- [EXERCISE DIRECTIONS] Copy each line below exactly and leave the pictures out.

- [SUPPLIED DATA]
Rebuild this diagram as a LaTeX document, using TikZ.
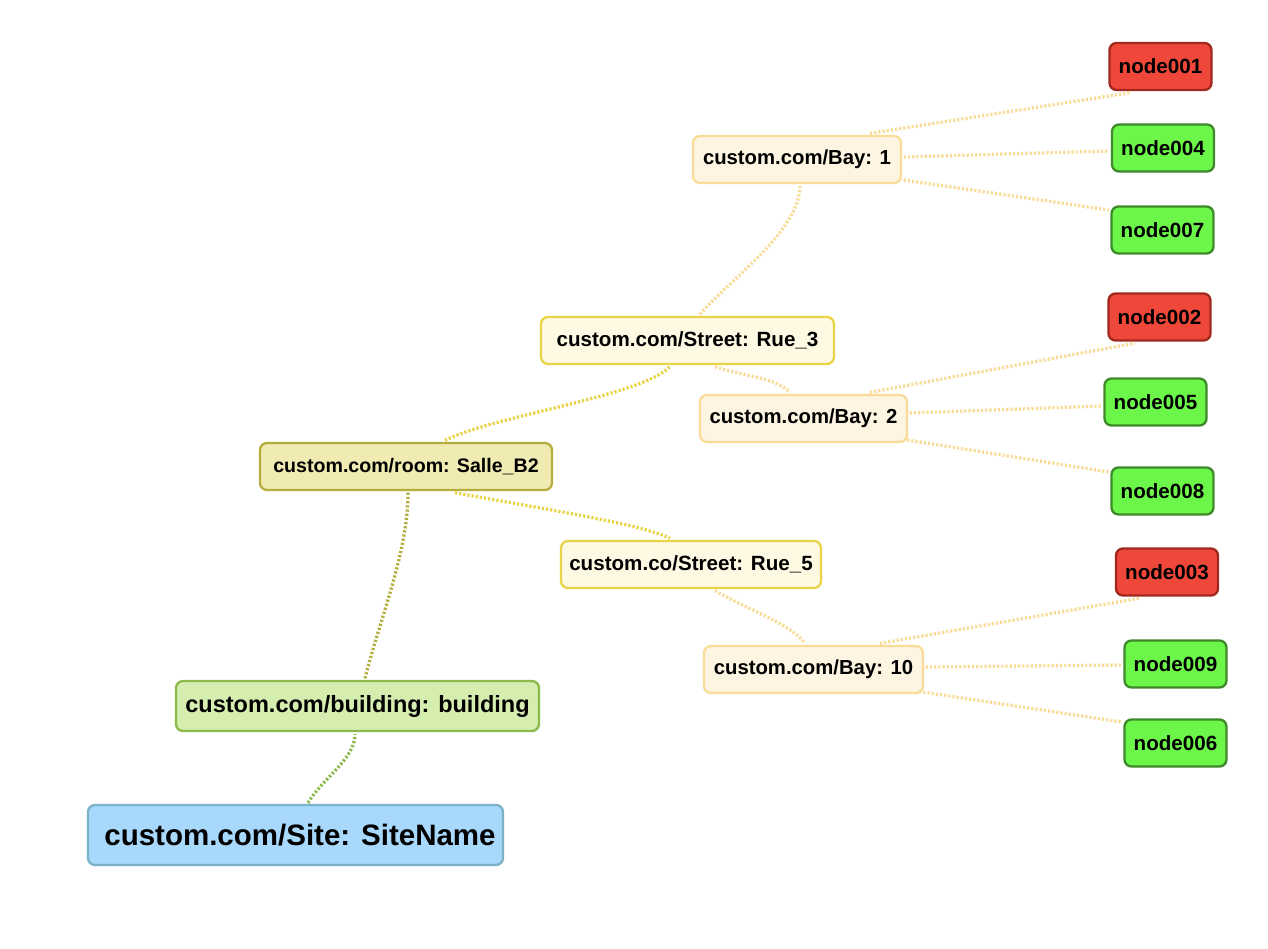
\documentclass[tikz,border=0pt]{standalone}
\usepackage{fontspec}
\setmainfont{Liberation Sans}
\usetikzlibrary{calc}
\definecolor{sitefill}{HTML}{A8D8FC}
\definecolor{sitedraw}{HTML}{7AB2C8}
\definecolor{bldfill}{HTML}{D6EDB0}
\definecolor{blddraw}{HTML}{8DB94A}
\definecolor{roomfill}{HTML}{EFEBB2}
\definecolor{roomdraw}{HTML}{B5AE3E}
\definecolor{strfill}{HTML}{FEF9E3}
\definecolor{strdraw}{HTML}{E9D448}
\definecolor{bayfill}{HTML}{FDF5E2}
\definecolor{baydraw}{HTML}{F9DC98}
\definecolor{redfill}{HTML}{EF473A}
\definecolor{reddraw}{HTML}{A0281E}
\definecolor{grnfill}{HTML}{6DF64A}
\definecolor{grndraw}{HTML}{3E8A2A}
\begin{document}
\begin{tikzpicture}[x=1pt,y=-1pt,
  box/.style={rounded corners=7pt, line width=2.3pt, inner sep=0pt, minimum height=47pt,
    font=\fontsize{20.6}{24}\selectfont\bfseries, text=black},
  sitebox/.style={box, fill=sitefill, draw=sitedraw, minimum height=60pt, font=\fontsize{29.5}{34}\selectfont\bfseries},
  bldbox/.style={box, fill=bldfill, draw=blddraw, minimum height=50pt, font=\fontsize{23.5}{28}\selectfont\bfseries},
  roombox/.style={box, fill=roomfill, draw=roomdraw, font=\fontsize{19.6}{23}\selectfont\bfseries},
  strbox/.style={box, fill=strfill, draw=strdraw},
  baybox/.style={box, fill=bayfill, draw=baydraw, font=\fontsize{20.3}{24}\selectfont\bfseries},
  redbox/.style={box, fill=redfill, draw=reddraw, minimum width=102pt},
  grnbox/.style={box, fill=grnfill, draw=grndraw, minimum width=102pt},
  link/.style={line width=3.3pt, dash pattern=on 2.2pt off 2pt},
]
\useasboundingbox (0,0) rectangle (1268,948);
\fill[white] (0,0) rectangle (1268,948);

% nodes
\node[sitebox, minimum width=415pt] (site) at (295.5,835) {\hspace*{9pt}custom.com/Site: SiteName};
\node[bldbox, minimum width=363pt] (bld) at (357.5,706) {custom.com/building: building};
\node[roombox, minimum width=292pt] (room) at (406,466.5) {custom.com/room: Salle\_B2};
\node[strbox, minimum width=293pt] (str3) at (687.5,340.5) {custom.com/Street: Rue\_3};
\node[strbox, minimum width=260pt] (str5) at (691,564.5) {custom.co/Street: Rue\_5};
\node[baybox, minimum width=208pt] (bay1) at (797,159.5) {custom.com/Bay: 1};
\node[baybox, minimum width=207pt] (bay2) at (803.5,418.5) {custom.com/Bay: 2};
\node[baybox, minimum width=219pt] (bay10) at (813.5,669.5) {custom.com/Bay: 10};

\node[redbox] (n001) at (1160.5,66.5) {node001};
\node[grnbox] (n004) at (1163,148) {node004};
\node[grnbox] (n007) at (1162.5,230) {node007};
\node[redbox] (n002) at (1159.5,317) {node002};
\node[grnbox] (n005) at (1155.5,402) {node005};
\node[grnbox] (n008) at (1162.5,491) {node008};
\node[redbox] (n003) at (1167,572) {node003};
\node[grnbox] (n009) at (1175.5,664) {node009};
\node[grnbox] (n006) at (1175.5,743) {node006};

% connectors
\draw[link, blddraw] ($(site.north)+(12.5,-1)$) .. controls +(15,-25) and +(0,25) .. ($(bld.south)+(-2.5,2)$);
\draw[link, roomdraw] ($(bld.north)+(7.5,-1.5)$) .. controls +(15,-60) and +(0,60) .. ($(room.south)+(2,1.5)$);
\draw[link, strdraw] ($(room.north)+(39,-1.5)$) .. controls +(50,-25) and +(-30,30) .. ($(str3.south)+(-17.5,1.5)$);
\draw[link, strdraw] ($(room.south)+(49,1.5)$) .. controls +(80,15) and +(-30,-15) .. ($(str5.north)+(-21,-1.5)$);
\draw[link, baydraw] ($(str3.north)+(12.5,-1.5)$) .. controls +(30,-35) and +(0,45) .. ($(bay1.south)+(3,1.5)$);
\draw[link, baydraw] ($(str3.south)+(27.5,1.5)$) .. controls +(30,10) and +(-15,-15) .. ($(bay2.north)+(-13.5,-1.5)$);
\draw[link, baydraw] ($(str5.south)+(24,1.5)$) .. controls +(35,20) and +(-15,-20) .. ($(bay10.north)+(-8.5,-1.5)$);

\draw[link, baydraw] ($(bay1.north)+(73,-1.5)$) -- ($(n001.south)+(-30,1.5)$);
\draw[link, baydraw] ($(bay1.east)+(1.5,-2.5)$) -- ($(n004.west)+(-1.5,3)$);
\draw[link, baydraw] ($(bay1.east)+(1.5,20.5)$) -- ($(n007.west)+(-1.5,-20)$);

\draw[link, baydraw] ($(bay2.north)+(66.5,-1.5)$) -- ($(n002.south)+(-24.5,1.5)$);
\draw[link, baydraw] ($(bay2.east)+(1.5,-5.5)$) -- ($(n005.west)+(-1.5,4)$);
\draw[link, baydraw] ($(bay2.east)+(-1,21.5)$) -- ($(n008.west)+(-1.5,-19)$);

\draw[link, baydraw] ($(bay10.north)+(66.5,-1.5)$) -- ($(n003.south)+(-27,1.5)$);
\draw[link, baydraw] ($(bay10.east)+(1.5,-2.5)$) -- ($(n009.west)+(-1.5,1)$);
\draw[link, baydraw] ($(bay10.east)+(-5,22)$) -- ($(n006.west)+(-1.5,-21)$);
\end{tikzpicture}
\end{document}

- [SOLVED PROBLEM]
Rebuild this diagram as a LaTeX document, using TikZ.
\documentclass[tikz,border=0pt]{standalone}
\usepackage{fontspec}
\setmainfont{Liberation Sans}
\usetikzlibrary{calc}
\definecolor{sitefill}{HTML}{A8D8FC}
\definecolor{sitedraw}{HTML}{7AB2C8}
\definecolor{bldfill}{HTML}{D6EDB0}
\definecolor{blddraw}{HTML}{8DB94A}
\definecolor{roomfill}{HTML}{EFEBB2}
\definecolor{roomdraw}{HTML}{B5AE3E}
\definecolor{strfill}{HTML}{FEF9E3}
\definecolor{strdraw}{HTML}{E9D448}
\definecolor{bayfill}{HTML}{FDF5E2}
\definecolor{baydraw}{HTML}{F9DC98}
\definecolor{redfill}{HTML}{EF473A}
\definecolor{reddraw}{HTML}{A0281E}
\definecolor{grnfill}{HTML}{6DF64A}
\definecolor{grndraw}{HTML}{3E8A2A}
\begin{document}
\begin{tikzpicture}[x=1pt,y=-1pt,
  box/.style={rounded corners=7pt, line width=2.3pt, inner sep=0pt, minimum height=47pt,
    font=\fontsize{20.6}{24}\selectfont\bfseries, text=black},
  sitebox/.style={box, fill=sitefill, draw=sitedraw, minimum height=60pt, font=\fontsize{29.5}{34}\selectfont\bfseries},
  bldbox/.style={box, fill=bldfill, draw=blddraw, minimum height=50pt, font=\fontsize{23.5}{28}\selectfont\bfseries},
  roombox/.style={box, fill=roomfill, draw=roomdraw, font=\fontsize{19.6}{23}\selectfont\bfseries},
  strbox/.style={box, fill=strfill, draw=strdraw},
  baybox/.style={box, fill=bayfill, draw=baydraw, font=\fontsize{20.3}{24}\selectfont\bfseries},
  redbox/.style={box, fill=redfill, draw=reddraw, minimum width=102pt},
  grnbox/.style={box, fill=grnfill, draw=grndraw, minimum width=102pt},
  link/.style={line width=3.3pt, dash pattern=on 2.2pt off 2pt},
]
\useasboundingbox (0,0) rectangle (1268,948);
\fill[white] (0,0) rectangle (1268,948);

% nodes
\node[sitebox, minimum width=415pt] (site) at (295.5,835) {\hspace*{9pt}custom.com/Site: SiteName};
\node[bldbox, minimum width=363pt] (bld) at (357.5,706) {custom.com/building: building};
\node[roombox, minimum width=292pt] (room) at (406,466.5) {custom.com/room: Salle\_B2};
\node[strbox, minimum width=293pt] (str3) at (687.5,340.5) {custom.com/Street: Rue\_3};
\node[strbox, minimum width=260pt] (str5) at (691,564.5) {custom.co/Street: Rue\_5};
\node[baybox, minimum width=208pt] (bay1) at (797,159.5) {custom.com/Bay: 1};
\node[baybox, minimum width=207pt] (bay2) at (803.5,418.5) {custom.com/Bay: 2};
\node[baybox, minimum width=219pt] (bay10) at (813.5,669.5) {custom.com/Bay: 10};

\node[redbox] (n001) at (1160.5,66.5) {node001};
\node[grnbox] (n004) at (1163,148) {node004};
\node[grnbox] (n007) at (1162.5,230) {node007};
\node[redbox] (n002) at (1159.5,317) {node002};
\node[grnbox] (n005) at (1155.5,402) {node005};
\node[grnbox] (n008) at (1162.5,491) {node008};
\node[redbox] (n003) at (1167,572) {node003};
\node[grnbox] (n009) at (1175.5,664) {node009};
\node[grnbox] (n006) at (1175.5,743) {node006};

% connectors
\draw[link, blddraw] ($(site.north)+(12.5,-1)$) .. controls +(15,-25) and +(0,25) .. ($(bld.south)+(-2.5,2)$);
\draw[link, roomdraw] ($(bld.north)+(7.5,-1.5)$) .. controls +(15,-60) and +(0,60) .. ($(room.south)+(2,1.5)$);
\draw[link, strdraw] ($(room.north)+(39,-1.5)$) .. controls +(50,-25) and +(-30,30) .. ($(str3.south)+(-17.5,1.5)$);
\draw[link, strdraw] ($(room.south)+(49,1.5)$) .. controls +(80,15) and +(-30,-15) .. ($(str5.north)+(-21,-1.5)$);
\draw[link, baydraw] ($(str3.north)+(12.5,-1.5)$) .. controls +(30,-35) and +(0,45) .. ($(bay1.south)+(3,1.5)$);
\draw[link, baydraw] ($(str3.south)+(27.5,1.5)$) .. controls +(30,10) and +(-15,-15) .. ($(bay2.north)+(-13.5,-1.5)$);
\draw[link, baydraw] ($(str5.south)+(24,1.5)$) .. controls +(35,20) and +(-15,-20) .. ($(bay10.north)+(-8.5,-1.5)$);

\draw[link, baydraw] ($(bay1.north)+(73,-1.5)$) -- ($(n001.south)+(-30,1.5)$);
\draw[link, baydraw] ($(bay1.east)+(1.5,-2.5)$) -- ($(n004.west)+(-1.5,3)$);
\draw[link, baydraw] ($(bay1.east)+(1.5,20.5)$) -- ($(n007.west)+(-1.5,-20)$);

\draw[link, baydraw] ($(bay2.north)+(66.5,-1.5)$) -- ($(n002.south)+(-24.5,1.5)$);
\draw[link, baydraw] ($(bay2.east)+(1.5,-5.5)$) -- ($(n005.west)+(-1.5,4)$);
\draw[link, baydraw] ($(bay2.east)+(-1,21.5)$) -- ($(n008.west)+(-1.5,-19)$);

\draw[link, baydraw] ($(bay10.north)+(66.5,-1.5)$) -- ($(n003.south)+(-27,1.5)$);
\draw[link, baydraw] ($(bay10.east)+(1.5,-2.5)$) -- ($(n009.west)+(-1.5,1)$);
\draw[link, baydraw] ($(bay10.east)+(-5,22)$) -- ($(n006.west)+(-1.5,-21)$);
\end{tikzpicture}
\end{document}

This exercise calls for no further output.